»»

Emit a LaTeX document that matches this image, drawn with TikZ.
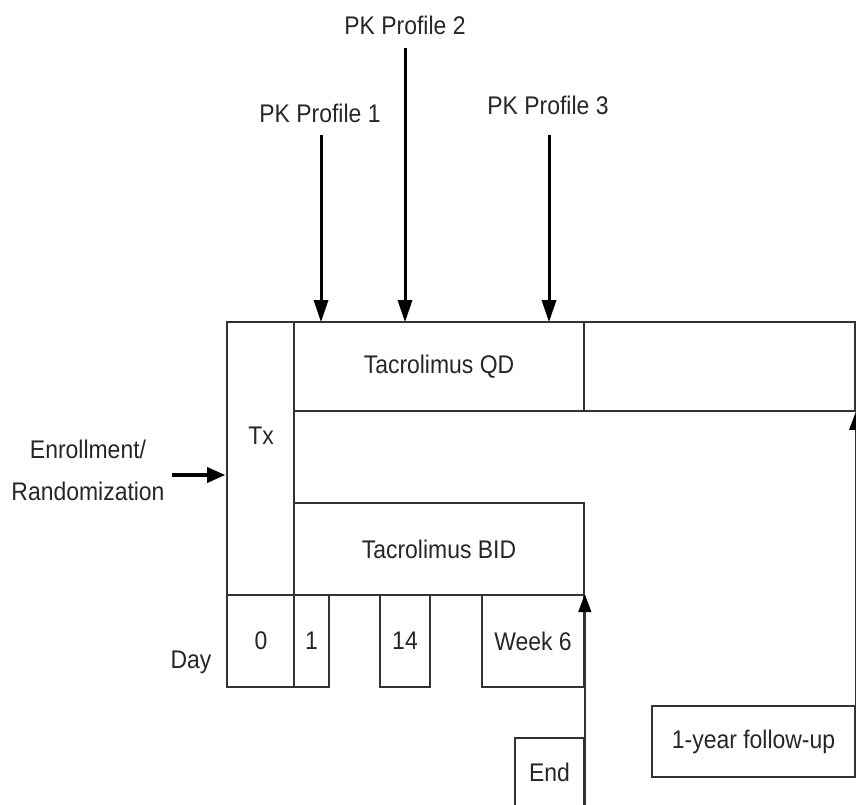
\documentclass[tikz,border=0pt]{standalone}
\usepackage{fontspec}
\setmainfont{Liberation Sans}[FakeStretch=0.9]
\usetikzlibrary{arrows.meta}
\begin{document}
\begin{tikzpicture}[x=1pt,y=-1pt,
  box/.style={draw=black!80, line width=1.6pt, inner sep=0pt},
  lbl/.style={inner sep=0pt, font=\fontsize{25.5}{30}\selectfont, text=black!85},
  pkarrow/.style={line width=3pt, -{Triangle[length=22pt,width=14pt]}},
  enarrow/.style={line width=3.4pt, -{Triangle[length=18pt,width=15pt]}},
  uparrow/.style={line width=1.6pt, draw=black!80, -{Triangle[length=18pt,width=13pt,fill=black,color=black]}}]
\useasboundingbox (0,0) rectangle (856,805);
\clip (0,0) rectangle (856,805);
% boxes
\node[box, minimum width=67pt, minimum height=273pt] (tx) at (260.5,458.5) {};
\node[box, minimum width=290pt, minimum height=89pt] (qd) at (439,366.5) {};
\node[box, minimum width=271pt, minimum height=89pt] (rb) at (719.5,366.5) {};
\node[box, minimum width=290pt, minimum height=92pt] (bid) at (439,549) {};
\node[box, minimum width=67pt, minimum height=92pt] (d0) at (260.5,641) {};
\node[box, minimum width=35pt, minimum height=92pt] (d1) at (311.5,641) {};
\node[box, minimum width=50pt, minimum height=92pt] (d14) at (405,641) {};
\node[box, minimum width=102pt, minimum height=92pt] (w6) at (533,641) {};
\node[box, minimum width=69pt, minimum height=92pt] (end) at (549.5,784) {};
\node[box, minimum width=203pt, minimum height=71pt] (fu) at (753.5,741.5) {};
% texts
\node[lbl] at (439,367) {Tacrolimus QD};
\node[lbl] at (439,549) {Tacrolimus BID};
\node[lbl] at (261,436) {Tx};
\node[lbl] at (261,641) {0};
\node[lbl] at (311.5,641) {1};
\node[lbl] at (405,641) {14};
\node[lbl] at (533,641) {Week 6};
\node[lbl] at (549.5,772) {End};
\node[lbl] at (753.5,742) {1-year follow-up};
\node[lbl] at (191,662) {Day};
\node[lbl, align=center] (enr) at (88,470) {Enrollment/\\[12pt]Randomization};
\node[lbl] (pk1) at (320,113) {PK Profile 1};
\node[lbl] (pk2) at (405,25) {PK Profile 2};
\node[lbl] (pk3) at (548,105) {PK Profile 3};
% arrows
\coordinate (a1) at (321,135);
\coordinate (a2) at (405,48);
\coordinate (a3) at (549,135);
\draw[pkarrow] (a1) -- ([yshift=-1pt]a1 |- qd.north);
\draw[pkarrow] (a2) -- ([yshift=-1pt]a2 |- qd.north);
\draw[pkarrow] (a3) -- ([yshift=-1pt]a3 |- qd.north);
\coordinate (e1) at (172,475);
\draw[enarrow] (e1) -- ([xshift=-1pt]e1 -| tx.west);
\draw[uparrow] (end.south east) -- (w6.north east);
\draw[uparrow] (fu.north east) -- (rb.south east);
\end{tikzpicture}
\end{document}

««

Written exercise – Restate the listing above word for word, and skip the pictures.

Result of this task –
Emit a LaTeX document that matches this image, drawn with TikZ.
\documentclass[tikz,border=0pt]{standalone}
\usepackage{fontspec}
\setmainfont{Liberation Sans}[FakeStretch=0.9]
\usetikzlibrary{arrows.meta}
\begin{document}
\begin{tikzpicture}[x=1pt,y=-1pt,
  box/.style={draw=black!80, line width=1.6pt, inner sep=0pt},
  lbl/.style={inner sep=0pt, font=\fontsize{25.5}{30}\selectfont, text=black!85},
  pkarrow/.style={line width=3pt, -{Triangle[length=22pt,width=14pt]}},
  enarrow/.style={line width=3.4pt, -{Triangle[length=18pt,width=15pt]}},
  uparrow/.style={line width=1.6pt, draw=black!80, -{Triangle[length=18pt,width=13pt,fill=black,color=black]}}]
\useasboundingbox (0,0) rectangle (856,805);
\clip (0,0) rectangle (856,805);
% boxes
\node[box, minimum width=67pt, minimum height=273pt] (tx) at (260.5,458.5) {};
\node[box, minimum width=290pt, minimum height=89pt] (qd) at (439,366.5) {};
\node[box, minimum width=271pt, minimum height=89pt] (rb) at (719.5,366.5) {};
\node[box, minimum width=290pt, minimum height=92pt] (bid) at (439,549) {};
\node[box, minimum width=67pt, minimum height=92pt] (d0) at (260.5,641) {};
\node[box, minimum width=35pt, minimum height=92pt] (d1) at (311.5,641) {};
\node[box, minimum width=50pt, minimum height=92pt] (d14) at (405,641) {};
\node[box, minimum width=102pt, minimum height=92pt] (w6) at (533,641) {};
\node[box, minimum width=69pt, minimum height=92pt] (end) at (549.5,784) {};
\node[box, minimum width=203pt, minimum height=71pt] (fu) at (753.5,741.5) {};
% texts
\node[lbl] at (439,367) {Tacrolimus QD};
\node[lbl] at (439,549) {Tacrolimus BID};
\node[lbl] at (261,436) {Tx};
\node[lbl] at (261,641) {0};
\node[lbl] at (311.5,641) {1};
\node[lbl] at (405,641) {14};
\node[lbl] at (533,641) {Week 6};
\node[lbl] at (549.5,772) {End};
\node[lbl] at (753.5,742) {1-year follow-up};
\node[lbl] at (191,662) {Day};
\node[lbl, align=center] (enr) at (88,470) {Enrollment/\\[12pt]Randomization};
\node[lbl] (pk1) at (320,113) {PK Profile 1};
\node[lbl] (pk2) at (405,25) {PK Profile 2};
\node[lbl] (pk3) at (548,105) {PK Profile 3};
% arrows
\coordinate (a1) at (321,135);
\coordinate (a2) at (405,48);
\coordinate (a3) at (549,135);
\draw[pkarrow] (a1) -- ([yshift=-1pt]a1 |- qd.north);
\draw[pkarrow] (a2) -- ([yshift=-1pt]a2 |- qd.north);
\draw[pkarrow] (a3) -- ([yshift=-1pt]a3 |- qd.north);
\coordinate (e1) at (172,475);
\draw[enarrow] (e1) -- ([xshift=-1pt]e1 -| tx.west);
\draw[uparrow] (end.south east) -- (w6.north east);
\draw[uparrow] (fu.north east) -- (rb.south east);
\end{tikzpicture}
\end{document}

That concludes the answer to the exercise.